- 2011 Sabha clashes: Part of the First Libyan Civil War
| Date | 8–13 June 2011 (5 days) |
| Location | Sabha, Libya |
| Result | Libyan government victory |
| Territorial changes | Libyan government forces retain control of the town |

Belligerents
- Libyan Opposition Fighters from the Awlad Suleiman tribe; ;: Libyan Government Libyan Armed Forces Paramilitary forces; ; ;

Commanders and leaders
- Unknown: Unknown

Casualties and losses
- At least 1 killed: Unknown

= 2011 Sabha clashes =

The 2011 Sabha clashes were a series of clashes between forces loyal to Libyan leader Muammar Gaddafi and rebel anti-Gaddafi forces for control of the desert oasis city of Sabha

The clashes were part of the Libyan Civil War and took place during June 2011.

== Background ==
Sabha is a city of around 210,000 people located by an oasis in the Libyan Desert and is home to an important military base. Much of its population are migrants from Chad, Niger, and Sudan. These migrants had been brought to Libya by Gaddafi in the 1980s and given employment and stipends by the regime to ensure their support. In addition, the city is home to a large number of members of the Qadhadhfa tribe, to which Gaddafi belongs. As a result, the city was regarded as a stronghold of pro-Gaddafi sentiment as the anti-regime protests that began across Libya in February 2011 turned into civil war.

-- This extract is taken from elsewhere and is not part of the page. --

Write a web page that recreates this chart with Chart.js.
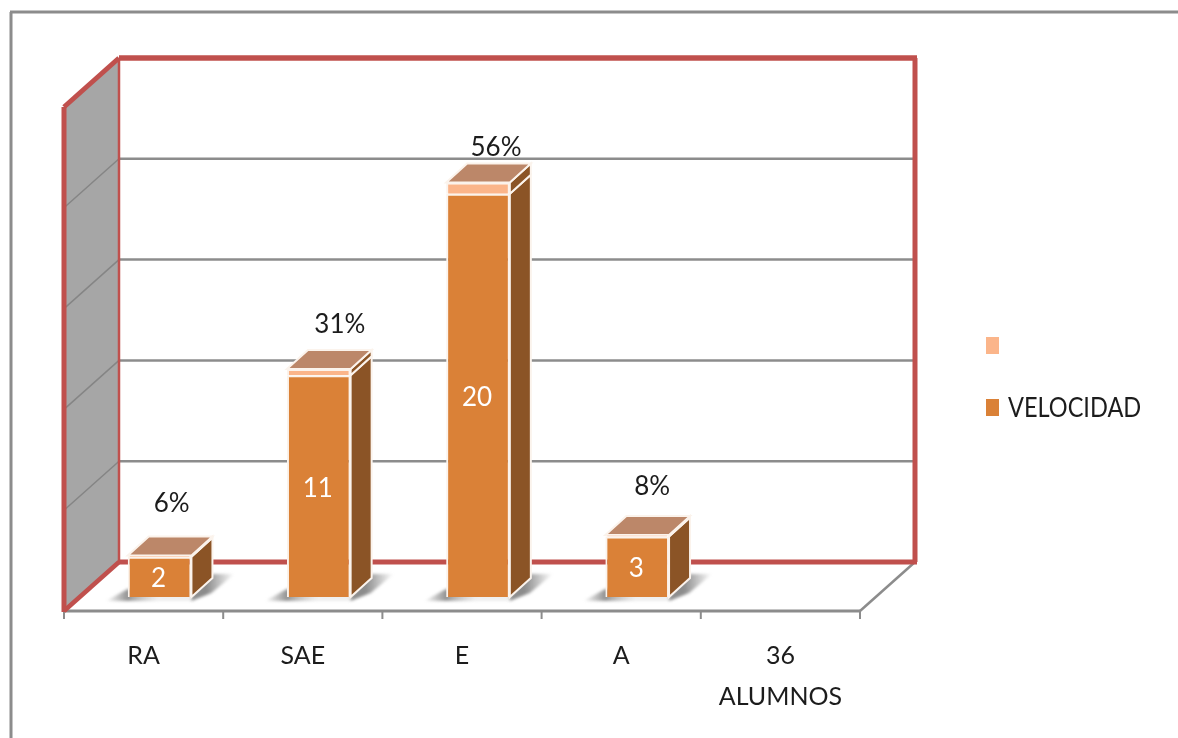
<!DOCTYPE html>
<html>
<head>
<meta charset="utf-8">
<style>
  html, body { margin: 0; padding: 0; background: #fff; }
  #wrap { width: 1178px; height: 738px; position: relative; overflow: hidden; }
</style>
<script src="https://cdn.jsdelivr.net/npm/chart.js@4"></script>
</head>
<body>
<div id="wrap"><canvas id="chart" width="1178" height="738"></canvas></div>
<script>
const categories = ['RA', 'SAE', 'E', 'A', ['36', 'ALUMNOS']];
const seriesNames = ['VELOCIDAD', ''];
const alumnos = [2, 11, 20, 3, null];
const porcentaje = [0.06, 0.31, 0.56, 0.08, null];
const axisMax = 25;
const axisStep = 5;

// hand placed percent labels, relative to the top of each bar
const pctShiftX = [12, 21, 18, 15];
const pctShiftY = [52, 44, 35, 48];

const FONT = 'Lato, "Open Sans", sans-serif';
const RED = '#C0504D';
const GREY = '#8C8C8C';
const ORANGE = '#DA8137';
const PALE = '#FBB58A';

// how far the bar plane sits from the front of the floor, and the room depth
const floorDx = 16, floorDy = 14;
const roomDx = 55, roomDy = 49;
const barDx = 21, barDy = 19;

function line(ctx, x0, y0, x1, y1, color, width) {
  ctx.strokeStyle = color;
  ctx.lineWidth = width;
  ctx.beginPath();
  ctx.moveTo(x0, y0);
  ctx.lineTo(x1, y1);
  ctx.stroke();
}

function poly(ctx, pts, fill, stroke) {
  ctx.beginPath();
  pts.forEach((p, i) => i ? ctx.lineTo(p[0], p[1]) : ctx.moveTo(p[0], p[1]));
  ctx.closePath();
  ctx.fillStyle = fill;
  ctx.fill();
  if (stroke) {
    ctx.strokeStyle = stroke;
    ctx.lineWidth = 2;
    ctx.stroke();
  }
}

const roomPlugin = {
  id: 'room',
  beforeDatasetsDraw(chart) {
    const { ctx, scales: { x, y } } = chart;
    const fl = x.left - floorDx, fr = x.right - floorDx;
    const front = v => y.getPixelForValue(v) + floorDy;
    const back = v => front(v) - roomDy;
    const bl = fl + roomDx, br = fr + roomDx;
    ctx.save();
    ctx.lineJoin = 'miter';

    // page frame
    line(ctx, 11, 738, 11, 12, GREY, 3);
    line(ctx, 10, 12, 1178, 12, GREY, 3);

    // left wall
    poly(ctx, [[fl, front(axisMax)], [bl, back(axisMax)], [bl, back(0)], [fl, front(0)]], '#A6A6A6');

    // grid lines
    for (let v = axisStep; v < axisMax; v += axisStep) {
      line(ctx, fl, front(v), bl, back(v), '#858585', 1.5);
      line(ctx, bl, back(v), br, back(v), GREY, 2.5);
    }

    // floor and ticks
    line(ctx, fl, front(0), fr, front(0), GREY, 3);
    line(ctx, fr, front(0), br, back(0), GREY, 2.5);
    const step = (x.right - x.left) / categories.length;
    for (let i = 0; i <= categories.length; i++) {
      line(ctx, fl + i * step, front(0), fl + i * step, front(0) + 8, GREY, 2);
    }

    // red wall edges
    line(ctx, bl, back(axisMax), bl, back(0), RED, 2.5);
    line(ctx, br, back(axisMax), br, back(0), RED, 5);
    line(ctx, bl, back(0), br + 2, back(0), RED, 5);
    line(ctx, bl, back(0), fl, front(0), RED, 4.5);
    line(ctx, fl, front(0) + 1, fl, front(axisMax), RED, 5);
    line(ctx, fl, front(axisMax), bl, back(axisMax), RED, 5);
    line(ctx, bl, back(axisMax), br + 2, back(axisMax), RED, 5.5);

    // bar shadows on the floor, then side and top faces
    const metas = [chart.getDatasetMeta(0), chart.getDatasetMeta(1)];
    metas[0].data.forEach((el, i) => {
      if (alumnos[i] == null) return;
      const x0 = el.x - el.width / 2, x1 = el.x + el.width / 2, base = el.base;

      ctx.filter = 'blur(1.5px)';
      let g = ctx.createLinearGradient(x0 - 22, 0, x0 + 30, 0);
      g.addColorStop(0, 'rgba(120,120,120,0)');
      g.addColorStop(0.42, 'rgba(120,120,120,0.8)');
      g.addColorStop(1, 'rgba(200,200,200,0.3)');
      poly(ctx, [[x0 - 22, base + 4], [x1, base + 4], [x1, base - 8], [x0, base - 8]], g);

      g = ctx.createLinearGradient(x1 + barDx - 6, 0, x1 + barDx + 22, 0);
      g.addColorStop(0, 'rgba(120,120,120,0.85)');
      g.addColorStop(1, 'rgba(120,120,120,0)');
      poly(ctx, [[x1 + barDx, base - barDy - 4], [x1 + barDx + 22, base - barDy - 4], [x1 + 20, base - 4], [x1, base + 4], [x1, base]], g);
      ctx.filter = 'none';

      metas.forEach(m => {
        const s = m.data[i];
        poly(ctx, [[x1, s.y], [x1 + barDx, s.y - barDy], [x1 + barDx, s.base - barDy], [x1, s.base]], '#8B5426', '#FBF3EC');
      });
      const top = metas[1].data[i].y;
      poly(ctx, [[x0, top], [x0 + barDx, top - barDy], [x1 + barDx, top - barDy], [x1, top]], '#BC8769', '#FBF3EC');
    });
    ctx.restore();
  },
  afterDatasetsDraw(chart) {
    const { ctx } = chart;
    const low = chart.getDatasetMeta(0).data, high = chart.getDatasetMeta(1).data;
    ctx.save();
    ctx.font = '26px ' + FONT;
    ctx.textAlign = 'center';
    ctx.textBaseline = 'middle';
    alumnos.forEach((v, i) => {
      if (v == null) return;
      ctx.fillStyle = '#fff';
      ctx.fillText(String(v), low[i].x - 1, (low[i].y + low[i].base) / 2 + 2);
      ctx.fillStyle = '#1c1c1c';
      ctx.fillText(Math.round(porcentaje[i] * 100) + '%', high[i].x + pctShiftX[i], high[i].y - pctShiftY[i]);
    });

    // legend, top entry first
    ctx.textAlign = 'left';
    const area = chart.chartArea;
    [1, 0].forEach((d, row) => {
      const ds = chart.data.datasets[d];
      const ly = area.top + 252 + row * 62;
      const lx = area.right + 110;
      ctx.fillStyle = ds.backgroundColor;
      ctx.fillRect(lx, ly - 8, 13, 17);
      ctx.fillStyle = '#1c1c1c';
      // reference text runs narrower than Lato
      ctx.save();
      ctx.translate(lx + 22, ly + 2);
      ctx.scale(0.905, 1);
      ctx.fillText(ds.label, 0, 0);
      ctx.restore();
    });
    ctx.restore();
  }
};

new Chart(document.getElementById('chart'), {
  type: 'bar',
  data: {
    labels: categories,
    datasets: [
      { label: seriesNames[0], data: alumnos, backgroundColor: ORANGE },
      { label: seriesNames[1], data: porcentaje, backgroundColor: PALE }
    ]
  },
  options: {
    responsive: false,
    animation: false,
    layout: { padding: { left: 80, right: 302, top: 93, bottom: 0 } },
    datasets: {
      bar: {
        categoryPercentage: 1,
        barPercentage: 0.4,
        borderColor: '#FBF3EC',
        borderWidth: 2
      }
    },
    plugins: { legend: { display: false }, tooltip: { enabled: false } },
    scales: {
      x: {
        stacked: true,
        grid: { display: false },
        border: { display: false },
        afterFit: scale => { scale.height = 141; },
        ticks: {
          autoSkip: false,
          maxRotation: 0,
          labelOffset: -16,
          padding: 30,
          color: '#1c1c1c',
          font: { family: FONT, size: 25, lineHeight: 1.64 }
        }
      },
      y: {
        display: false,
        stacked: true,
        min: 0,
        max: axisMax,
        ticks: { stepSize: axisStep }
      }
    }
  },
  plugins: [roomPlugin]
});
</script>
</body>
</html>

As the conflict progressed, however, many of the migrants went north to fight against the rebels, draining Gaddafi's major base of support in the city. Those who remained behind were mostly armed young locals and members of the Awlad Suleiman tribe. The Awlad Suleiman bear strong resentment against the regime. Shortly after Gaddafi seized power, members of the tribe were accused of plotting to overthrow him. Many tribesmen were executed and imprisoned as a result.

== June clashes ==
After remaining relatively quiet for much of the conflict, anti-government protests broke out in the city in early June. On 8 June, government troops fired into the air to disperse a crowd of protesters, igniting a violent clash between the groups. Anti-Gaddafi Awlad Suleiman tribesmen "liberated several streets" in the city by 11 June, according to the rebel National Transitional Council. Rebels set up checkpoints in the main residential district of Souk al-Namla. Reports indicated that these rebels were armed, partially by weapons from rebels in the north. By 12 June, the city's residents stated that they feared pro-Gaddafi forces and mercenaries from the north were readying to return to Sabha to subdue the opposition elements.

== July pro-Gaddafi rally ==
On 8 July, Gaddafi spoke to a crowd of 50,000 people at a pro-Gaddafi rally. During his speech, he threatened to attack Europe.

=== August/September ===

On 23 August, more clashes broke out in Sabha. Col Bani called Sabha "the last stronghold for (Gaddafi)." Sabha came under anti-Gaddafi control in late September.